▶ _Exercise prompt_: Write the material out again, line by line, exactly as it is.
— Start of Data excerpt —
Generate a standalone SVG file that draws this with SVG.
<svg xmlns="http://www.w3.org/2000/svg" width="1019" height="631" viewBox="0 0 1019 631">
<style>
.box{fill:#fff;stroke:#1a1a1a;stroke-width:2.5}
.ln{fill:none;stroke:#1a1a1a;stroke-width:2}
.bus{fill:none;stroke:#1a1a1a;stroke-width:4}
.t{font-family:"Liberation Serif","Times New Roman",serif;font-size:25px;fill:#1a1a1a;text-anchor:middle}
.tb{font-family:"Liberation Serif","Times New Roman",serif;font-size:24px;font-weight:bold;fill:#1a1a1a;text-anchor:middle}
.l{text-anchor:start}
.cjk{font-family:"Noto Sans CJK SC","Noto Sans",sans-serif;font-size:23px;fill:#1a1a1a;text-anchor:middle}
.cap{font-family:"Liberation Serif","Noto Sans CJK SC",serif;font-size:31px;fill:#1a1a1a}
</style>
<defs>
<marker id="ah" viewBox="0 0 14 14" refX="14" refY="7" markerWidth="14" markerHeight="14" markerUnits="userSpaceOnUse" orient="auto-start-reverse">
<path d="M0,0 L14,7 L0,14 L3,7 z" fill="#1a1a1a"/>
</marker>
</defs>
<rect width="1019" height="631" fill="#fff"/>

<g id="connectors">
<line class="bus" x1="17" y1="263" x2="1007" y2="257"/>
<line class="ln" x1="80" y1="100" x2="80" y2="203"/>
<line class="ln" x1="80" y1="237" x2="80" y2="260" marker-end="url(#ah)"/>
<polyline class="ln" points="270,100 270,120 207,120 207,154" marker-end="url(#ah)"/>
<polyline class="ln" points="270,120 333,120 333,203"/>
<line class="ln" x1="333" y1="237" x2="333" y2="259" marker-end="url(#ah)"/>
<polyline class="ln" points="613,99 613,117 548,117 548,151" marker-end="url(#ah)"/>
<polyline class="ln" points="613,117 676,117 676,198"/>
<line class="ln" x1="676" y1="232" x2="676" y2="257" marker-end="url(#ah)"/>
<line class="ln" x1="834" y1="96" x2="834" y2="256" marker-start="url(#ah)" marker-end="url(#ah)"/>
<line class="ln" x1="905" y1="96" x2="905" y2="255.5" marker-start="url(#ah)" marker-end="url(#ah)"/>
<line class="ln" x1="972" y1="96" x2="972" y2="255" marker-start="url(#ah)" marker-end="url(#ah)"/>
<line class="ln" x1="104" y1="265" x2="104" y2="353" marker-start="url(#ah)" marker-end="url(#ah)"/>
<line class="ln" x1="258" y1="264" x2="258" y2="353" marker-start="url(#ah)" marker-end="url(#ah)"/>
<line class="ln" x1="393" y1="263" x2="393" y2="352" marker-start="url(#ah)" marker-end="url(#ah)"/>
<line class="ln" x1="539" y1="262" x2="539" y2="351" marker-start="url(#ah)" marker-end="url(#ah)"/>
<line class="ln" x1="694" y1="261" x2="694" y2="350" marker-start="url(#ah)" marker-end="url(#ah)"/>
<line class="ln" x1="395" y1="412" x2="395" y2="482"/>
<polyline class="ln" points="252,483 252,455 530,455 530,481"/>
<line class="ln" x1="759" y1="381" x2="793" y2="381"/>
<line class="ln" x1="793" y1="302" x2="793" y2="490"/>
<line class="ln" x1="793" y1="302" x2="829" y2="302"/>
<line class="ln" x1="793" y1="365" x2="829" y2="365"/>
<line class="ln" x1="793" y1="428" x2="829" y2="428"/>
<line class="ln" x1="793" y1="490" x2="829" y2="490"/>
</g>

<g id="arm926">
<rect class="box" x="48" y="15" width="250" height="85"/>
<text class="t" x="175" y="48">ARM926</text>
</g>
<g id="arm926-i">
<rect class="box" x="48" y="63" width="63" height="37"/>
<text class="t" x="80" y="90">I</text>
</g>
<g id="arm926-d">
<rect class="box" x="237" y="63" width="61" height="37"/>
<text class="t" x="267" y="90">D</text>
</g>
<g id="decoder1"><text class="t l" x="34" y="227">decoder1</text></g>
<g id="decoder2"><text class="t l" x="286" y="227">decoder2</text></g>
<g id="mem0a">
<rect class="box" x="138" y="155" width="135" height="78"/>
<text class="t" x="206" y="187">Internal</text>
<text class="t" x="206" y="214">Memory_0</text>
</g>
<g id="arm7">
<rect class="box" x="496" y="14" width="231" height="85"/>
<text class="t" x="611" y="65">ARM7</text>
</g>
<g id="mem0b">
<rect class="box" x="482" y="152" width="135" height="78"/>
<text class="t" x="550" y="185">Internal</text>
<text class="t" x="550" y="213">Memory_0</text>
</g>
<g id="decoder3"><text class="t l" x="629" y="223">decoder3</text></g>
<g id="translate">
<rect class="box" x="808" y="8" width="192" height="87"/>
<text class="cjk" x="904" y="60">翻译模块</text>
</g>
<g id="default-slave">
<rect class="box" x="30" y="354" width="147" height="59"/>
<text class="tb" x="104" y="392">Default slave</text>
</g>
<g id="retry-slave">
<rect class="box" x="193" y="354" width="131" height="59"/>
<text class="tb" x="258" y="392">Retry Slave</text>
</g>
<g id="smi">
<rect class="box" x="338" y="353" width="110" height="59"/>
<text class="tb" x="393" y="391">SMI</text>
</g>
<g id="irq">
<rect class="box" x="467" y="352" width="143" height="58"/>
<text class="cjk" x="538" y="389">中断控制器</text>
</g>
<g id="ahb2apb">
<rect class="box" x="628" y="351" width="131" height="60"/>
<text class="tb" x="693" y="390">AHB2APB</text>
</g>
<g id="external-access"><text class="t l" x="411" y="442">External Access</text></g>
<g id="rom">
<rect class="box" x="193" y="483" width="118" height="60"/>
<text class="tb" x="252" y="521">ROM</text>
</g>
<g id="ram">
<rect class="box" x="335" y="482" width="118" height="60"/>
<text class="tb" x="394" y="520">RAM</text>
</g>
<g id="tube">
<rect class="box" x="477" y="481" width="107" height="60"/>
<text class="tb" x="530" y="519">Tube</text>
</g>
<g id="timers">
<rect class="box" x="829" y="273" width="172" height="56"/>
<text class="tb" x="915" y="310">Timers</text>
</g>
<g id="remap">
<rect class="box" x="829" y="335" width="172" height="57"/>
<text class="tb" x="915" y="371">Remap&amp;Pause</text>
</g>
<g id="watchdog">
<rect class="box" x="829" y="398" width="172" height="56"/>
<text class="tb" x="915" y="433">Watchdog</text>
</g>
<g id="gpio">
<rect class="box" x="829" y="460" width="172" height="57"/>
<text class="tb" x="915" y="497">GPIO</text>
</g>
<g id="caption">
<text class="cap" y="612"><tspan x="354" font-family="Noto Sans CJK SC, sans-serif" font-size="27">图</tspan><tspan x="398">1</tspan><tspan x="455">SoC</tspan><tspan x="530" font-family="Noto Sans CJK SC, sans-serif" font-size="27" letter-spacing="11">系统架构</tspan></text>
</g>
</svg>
— End of Data excerpt —
▶ _Output of the task_:
Generate a standalone SVG file that draws this with SVG.
<svg xmlns="http://www.w3.org/2000/svg" width="1019" height="631" viewBox="0 0 1019 631">
<style>
.box{fill:#fff;stroke:#1a1a1a;stroke-width:2.5}
.ln{fill:none;stroke:#1a1a1a;stroke-width:2}
.bus{fill:none;stroke:#1a1a1a;stroke-width:4}
.t{font-family:"Liberation Serif","Times New Roman",serif;font-size:25px;fill:#1a1a1a;text-anchor:middle}
.tb{font-family:"Liberation Serif","Times New Roman",serif;font-size:24px;font-weight:bold;fill:#1a1a1a;text-anchor:middle}
.l{text-anchor:start}
.cjk{font-family:"Noto Sans CJK SC","Noto Sans",sans-serif;font-size:23px;fill:#1a1a1a;text-anchor:middle}
.cap{font-family:"Liberation Serif","Noto Sans CJK SC",serif;font-size:31px;fill:#1a1a1a}
</style>
<defs>
<marker id="ah" viewBox="0 0 14 14" refX="14" refY="7" markerWidth="14" markerHeight="14" markerUnits="userSpaceOnUse" orient="auto-start-reverse">
<path d="M0,0 L14,7 L0,14 L3,7 z" fill="#1a1a1a"/>
</marker>
</defs>
<rect width="1019" height="631" fill="#fff"/>

<g id="connectors">
<line class="bus" x1="17" y1="263" x2="1007" y2="257"/>
<line class="ln" x1="80" y1="100" x2="80" y2="203"/>
<line class="ln" x1="80" y1="237" x2="80" y2="260" marker-end="url(#ah)"/>
<polyline class="ln" points="270,100 270,120 207,120 207,154" marker-end="url(#ah)"/>
<polyline class="ln" points="270,120 333,120 333,203"/>
<line class="ln" x1="333" y1="237" x2="333" y2="259" marker-end="url(#ah)"/>
<polyline class="ln" points="613,99 613,117 548,117 548,151" marker-end="url(#ah)"/>
<polyline class="ln" points="613,117 676,117 676,198"/>
<line class="ln" x1="676" y1="232" x2="676" y2="257" marker-end="url(#ah)"/>
<line class="ln" x1="834" y1="96" x2="834" y2="256" marker-start="url(#ah)" marker-end="url(#ah)"/>
<line class="ln" x1="905" y1="96" x2="905" y2="255.5" marker-start="url(#ah)" marker-end="url(#ah)"/>
<line class="ln" x1="972" y1="96" x2="972" y2="255" marker-start="url(#ah)" marker-end="url(#ah)"/>
<line class="ln" x1="104" y1="265" x2="104" y2="353" marker-start="url(#ah)" marker-end="url(#ah)"/>
<line class="ln" x1="258" y1="264" x2="258" y2="353" marker-start="url(#ah)" marker-end="url(#ah)"/>
<line class="ln" x1="393" y1="263" x2="393" y2="352" marker-start="url(#ah)" marker-end="url(#ah)"/>
<line class="ln" x1="539" y1="262" x2="539" y2="351" marker-start="url(#ah)" marker-end="url(#ah)"/>
<line class="ln" x1="694" y1="261" x2="694" y2="350" marker-start="url(#ah)" marker-end="url(#ah)"/>
<line class="ln" x1="395" y1="412" x2="395" y2="482"/>
<polyline class="ln" points="252,483 252,455 530,455 530,481"/>
<line class="ln" x1="759" y1="381" x2="793" y2="381"/>
<line class="ln" x1="793" y1="302" x2="793" y2="490"/>
<line class="ln" x1="793" y1="302" x2="829" y2="302"/>
<line class="ln" x1="793" y1="365" x2="829" y2="365"/>
<line class="ln" x1="793" y1="428" x2="829" y2="428"/>
<line class="ln" x1="793" y1="490" x2="829" y2="490"/>
</g>

<g id="arm926">
<rect class="box" x="48" y="15" width="250" height="85"/>
<text class="t" x="175" y="48">ARM926</text>
</g>
<g id="arm926-i">
<rect class="box" x="48" y="63" width="63" height="37"/>
<text class="t" x="80" y="90">I</text>
</g>
<g id="arm926-d">
<rect class="box" x="237" y="63" width="61" height="37"/>
<text class="t" x="267" y="90">D</text>
</g>
<g id="decoder1"><text class="t l" x="34" y="227">decoder1</text></g>
<g id="decoder2"><text class="t l" x="286" y="227">decoder2</text></g>
<g id="mem0a">
<rect class="box" x="138" y="155" width="135" height="78"/>
<text class="t" x="206" y="187">Internal</text>
<text class="t" x="206" y="214">Memory_0</text>
</g>
<g id="arm7">
<rect class="box" x="496" y="14" width="231" height="85"/>
<text class="t" x="611" y="65">ARM7</text>
</g>
<g id="mem0b">
<rect class="box" x="482" y="152" width="135" height="78"/>
<text class="t" x="550" y="185">Internal</text>
<text class="t" x="550" y="213">Memory_0</text>
</g>
<g id="decoder3"><text class="t l" x="629" y="223">decoder3</text></g>
<g id="translate">
<rect class="box" x="808" y="8" width="192" height="87"/>
<text class="cjk" x="904" y="60">翻译模块</text>
</g>
<g id="default-slave">
<rect class="box" x="30" y="354" width="147" height="59"/>
<text class="tb" x="104" y="392">Default slave</text>
</g>
<g id="retry-slave">
<rect class="box" x="193" y="354" width="131" height="59"/>
<text class="tb" x="258" y="392">Retry Slave</text>
</g>
<g id="smi">
<rect class="box" x="338" y="353" width="110" height="59"/>
<text class="tb" x="393" y="391">SMI</text>
</g>
<g id="irq">
<rect class="box" x="467" y="352" width="143" height="58"/>
<text class="cjk" x="538" y="389">中断控制器</text>
</g>
<g id="ahb2apb">
<rect class="box" x="628" y="351" width="131" height="60"/>
<text class="tb" x="693" y="390">AHB2APB</text>
</g>
<g id="external-access"><text class="t l" x="411" y="442">External Access</text></g>
<g id="rom">
<rect class="box" x="193" y="483" width="118" height="60"/>
<text class="tb" x="252" y="521">ROM</text>
</g>
<g id="ram">
<rect class="box" x="335" y="482" width="118" height="60"/>
<text class="tb" x="394" y="520">RAM</text>
</g>
<g id="tube">
<rect class="box" x="477" y="481" width="107" height="60"/>
<text class="tb" x="530" y="519">Tube</text>
</g>
<g id="timers">
<rect class="box" x="829" y="273" width="172" height="56"/>
<text class="tb" x="915" y="310">Timers</text>
</g>
<g id="remap">
<rect class="box" x="829" y="335" width="172" height="57"/>
<text class="tb" x="915" y="371">Remap&amp;Pause</text>
</g>
<g id="watchdog">
<rect class="box" x="829" y="398" width="172" height="56"/>
<text class="tb" x="915" y="433">Watchdog</text>
</g>
<g id="gpio">
<rect class="box" x="829" y="460" width="172" height="57"/>
<text class="tb" x="915" y="497">GPIO</text>
</g>
<g id="caption">
<text class="cap" y="612"><tspan x="354" font-family="Noto Sans CJK SC, sans-serif" font-size="27">图</tspan><tspan x="398">1</tspan><tspan x="455">SoC</tspan><tspan x="530" font-family="Noto Sans CJK SC, sans-serif" font-size="27" letter-spacing="11">系统架构</tspan></text>
</g>
</svg>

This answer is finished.